As both parties compete for the law-and-order vote, Mr Straw's tough- talking speech was seen yesterday as a ploy to undermine the Government's "good news on crime" campaign. With the latest recorded crime figures expected to show another drop - a consistent fall over the last two-and- a-half years - Mr Howard is touring the country this week, hoping to persuade the public that government policies are working.
He is also planning a new crime prevention agency, partly funded by the private sector, to work alongside police in an attempt to improve prevention. "I can't guarantee every single set of crime figures will fall, but I do believe we are seeing a turning point in the battle," he said yesterday.
By contrast, Mr Straw voiced concern about "brutalised" street scenes and fear of crime "on a huge scale". A spokesman at his office stressed yesterday that Mr Straw's latest speech was not about banning certain activities or lifestyles, but to tackle specific problems in specific areas in conjunction with local people, councils, social services, and others agencies.
Mr Straw said: "Graffiti, a much neglected crime in my book `adorns' much street furniture. Even where the graffiti is not comprehensible, not racialist in message, it is often violent and uncontrolled in its visual image and correctly gives the impression of a lack of order on the streets.
"Then there are the obstacles faced by pedestrians and motorists in going about their daily business.

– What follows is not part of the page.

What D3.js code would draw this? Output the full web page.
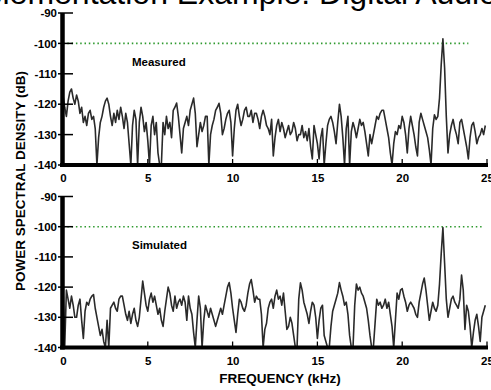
<!DOCTYPE html>
<html>
<head>
<meta charset="utf-8">
<script src="https://cdn.jsdelivr.net/npm/d3@7"></script>
<style>
  html, body { margin: 0; padding: 0; background: #fff; }
  svg { display: block; font-family: "Liberation Sans", Arial, Helvetica, sans-serif; }
</style>
</head>
<body>
<svg id="chart" width="491" height="390"></svg>
<script>
// Frequency grid: 0 to 24.9 kHz in 0.1 kHz steps
const freqStep = 0.1;

// Measured power spectral density (dB), one value per 0.1 kHz
const measured = [
  -117, -121, -124, -119, -116, -115, -118, -120, -117, -119,
  -123, -121, -126, -124, -127, -123, -122, -125, -124, -128,
  -140, -131, -126, -124, -121, -119, -118, -120, -124, -127,
  -123, -126, -122, -125, -121, -124, -128, -123, -126, -133,
  -140, -127, -122, -125, -140, -126, -121, -124, -129, -126,
  -132, -140, -127, -124, -130, -126, -136, -140, -140, -126,
  -130, -124, -128, -126, -131, -122, -121, -119.6, -124, -130,
  -136, -128, -126, -124, -127, -122, -120, -118, -123, -134,
  -130, -126, -129, -127, -124, -124, -140, -130, -127, -125,
  -122, -121, -119.7, -123, -130, -128, -125, -123, -122, -126,
  -137, -128, -122, -120, -124, -127, -125, -122, -121, -124,
  -124, -122, -126, -123, -123, -125, -128, -124, -122, -124,
  -127, -128, -130, -125, -137, -131, -127, -125, -129, -126,
  -128, -131, -129, -127, -130, -129, -126, -128, -132, -130,
  -130, -127, -131, -129, -132, -128, -134, -138, -127, -130,
  -133, -138, -131, -128, -140, -133, -127, -125, -124, -126,
  -129, -133, -126, -120, -124, -131, -140, -128, -124, -140,
  -129, -126, -128, -131, -128, -125, -127, -126, -129, -133,
  -137, -130, -133, -130, -127, -124, -125, -123, -122, -122,
  -125, -128, -131, -136, -140, -133, -129, -130, -127, -128,
  -124, -126, -130, -136, -128, -124, -127, -130, -134, -137,
  -126, -123, -125, -127, -129, -131, -135, -140, -128, -123.5,
  -125, -124, -118, -107, -98.5, -108, -124, -136, -130, -127,
  -125, -128, -130, -133, -126, -125, -128, -131, -134, -138,
  -131, -127, -126, -129, -133, -131, -130, -128, -130, -127
];

// Simulated power spectral density (dB), one value per 0.1 kHz
const simulated = [
  -120, -140, -121, -124, -127, -123, -126, -130, -130, -126,
  -124, -131, -137, -128, -125, -126, -124, -123, -122.5, -127,
  -130, -133, -136, -134, -138, -140, -131, -140, -127, -126,
  -125, -127, -128, -124, -123, -123, -126, -129, -131, -128,
  -132, -129, -127, -131, -133, -130, -124, -118, -122, -126,
  -128, -124, -122, -125, -123, -126, -129, -127, -131, -133,
  -128, -124, -120, -122, -126, -128, -123, -127, -125, -124,
  -126, -123, -125, -131, -123, -127, -129, -135, -140, -131,
  -123, -127, -140, -131, -126, -128, -130, -127, -129, -131,
  -133, -131, -129, -127, -129, -126, -123, -120, -118.5, -122,
  -127, -131, -135, -129, -124, -125, -127, -128, -126, -122,
  -119, -117.5, -121, -125, -123, -124, -124, -129, -140, -134,
  -132, -127, -125, -124, -127, -123, -121, -124, -123, -126,
  -122, -128, -134, -133, -130, -132, -136, -140, -140, -124,
  -118.6, -121, -125, -127, -129, -132, -128, -125, -126, -130,
  -137, -131, -127, -126, -136, -138, -140, -140, -133, -128,
  -126, -124, -122, -118.5, -121, -123, -126, -125, -129, -136,
  -140, -140, -126, -119, -121, -120, -122, -123, -125, -127,
  -131, -136, -140, -140, -132, -124, -126, -125, -127, -126,
  -124, -127, -125, -129, -133, -140, -131, -122, -124, -121,
  -120.5, -123, -125, -128, -126, -125, -126, -127, -129, -130,
  -125, -122, -119, -117, -121, -126, -131, -128, -125, -127,
  -128, -126, -119, -109, -100.3, -112, -124, -130, -127, -124,
  -123, -125, -126, -127, -124, -116, -121, -134, -126, -128,
  -133, -140, -135, -131, -129, -133, -138, -130, -128, -126
];

const xTicks = [0, 5, 10, 15, 20, 25];
const yTicks = [-90, -100, -110, -120, -130, -140];
const referenceLevel = -100;

const panels = [
  { name: "Measured", values: measured, top: 13, bottom: 165, refEnd: 23.9 },
  { name: "Simulated", values: simulated, top: 196.5, bottom: 347.5, refEnd: 24.7 }
];

const svg = d3.select("#chart");

// Page title, partly above the top edge
svg.append("text")
  .attr("x", 497).attr("y", 4)
  .attr("text-anchor", "end")
  .attr("font-size", 32)
  .attr("fill", "#000")
  .text("Implementation Example: Digital Audio");

const x = d3.scaleLinear().domain([0, 25]).range([63, 487]);
const fmt = d => String(d);

panels.forEach(p => {
  const y = d3.scaleLinear().domain([-140, -90]).range([p.bottom, p.top]);
  const g = svg.append("g");

  // reference level
  g.append("line")
    .attr("x1", x(0)).attr("x2", x(p.refEnd))
    .attr("y1", y(referenceLevel)).attr("y2", y(referenceLevel))
    .attr("stroke", "#2f9a2f").attr("stroke-width", 1.6)
    .attr("stroke-dasharray", "1.5,2.8");

  // spectrum trace
  const line = d3.line()
    .x((d, i) => x(i * freqStep))
    .y(d => y(Math.max(-140, d)));
  g.append("path")
    .datum(p.values)
    .attr("d", line)
    .attr("fill", "none")
    .attr("stroke", "#2a2a2a")
    .attr("stroke-width", 1.6)
    .attr("stroke-linejoin", "round");

  // y axis
  const yAxis = d3.axisLeft(y).tickValues(yTicks).tickSize(0).tickPadding(4)
    .tickFormat(fmt);
  const ya = g.append("g").attr("transform", `translate(${x(0) - 2},0)`).call(yAxis);
  ya.select(".domain").remove();
  ya.selectAll("text").attr("font-size", 11.5).attr("font-weight", "bold")
    .attr("font-family", "Liberation Sans, Arial, sans-serif").attr("fill", "#000");
  g.selectAll(".ytick").data(yTicks).enter().append("line")
    .attr("x1", x(0) - 5).attr("x2", x(0) + 10)
    .attr("y1", d => y(d)).attr("y2", d => y(d))
    .attr("stroke", "#000").attr("stroke-width", 1.5);

  // x axis
  const xAxis = d3.axisBottom(x).tickValues(xTicks).tickSize(0).tickPadding(9)
    .tickFormat(fmt);
  const xa = g.append("g").attr("transform", `translate(0,${p.bottom})`).call(xAxis);
  xa.select(".domain").remove();
  xa.selectAll("text").attr("font-size", 11.5).attr("font-weight", "bold")
    .attr("font-family", "Liberation Sans, Arial, sans-serif").attr("fill", "#000");
  g.selectAll(".xtick").data(xTicks.slice(1)).enter().append("line")
    .attr("x1", d => x(d)).attr("x2", d => x(d))
    .attr("y1", p.bottom).attr("y2", p.bottom - 6)
    .attr("stroke", "#000").attr("stroke-width", 1.3);

  // heavy frame lines
  g.append("line")
    .attr("x1", x(0) - 0.5).attr("x2", x(0) - 0.5)
    .attr("y1", p.top).attr("y2", p.bottom + 2)
    .attr("stroke", "#000").attr("stroke-width", 4.5);
  g.append("line")
    .attr("x1", x(0) - 3).attr("x2", x(25) + 1)
    .attr("y1", p.bottom).attr("y2", p.bottom)
    .attr("stroke", "#000").attr("stroke-width", 4);

  // panel label
  g.append("text")
    .attr("x", 132).attr("y", y(-107.5))
    .attr("font-size", 11.5).attr("font-weight", "bold")
    .text(p.name);
});

// axis titles
svg.append("text")
  .attr("transform", "translate(25,181) rotate(-90)")
  .attr("text-anchor", "middle")
  .attr("font-size", 13.5).attr("font-weight", "bold")
  .text("POWER SPECTRAL DENSITY (dB)");

svg.append("text")
  .attr("x", 280).attr("y", 383)
  .attr("text-anchor", "middle")
  .attr("font-size", 13.5).attr("font-weight", "bold")
  .text("FREQUENCY (kHz)");
</script>
</body>
</html>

The winos and addicts whose aggressive begging affronts and sometimes threatens decent compassionate citizens and the `squeegee merchants' who wait at large road junctions to force on reticent motorists their windscreen cleaning service."
Labour's key law-and-order policy, which Mr Straw was promoting yesterday - his "quiet life" document which proposes to deal with criminal "neighbours from hell" - was condemned by a leading barrister as "Draconian, misconceived and unnecessary".
Simon Farrell, who examined the policy for Liberty, the civil rights group, warns that it breaches human rights legislation. He says that existing law, if properly applied, is sufficient to deal with problem families who cause misery for their neighbours, rather than introducing Labour's "community safety order" with its inherent difficulties of mixing civil and criminal law.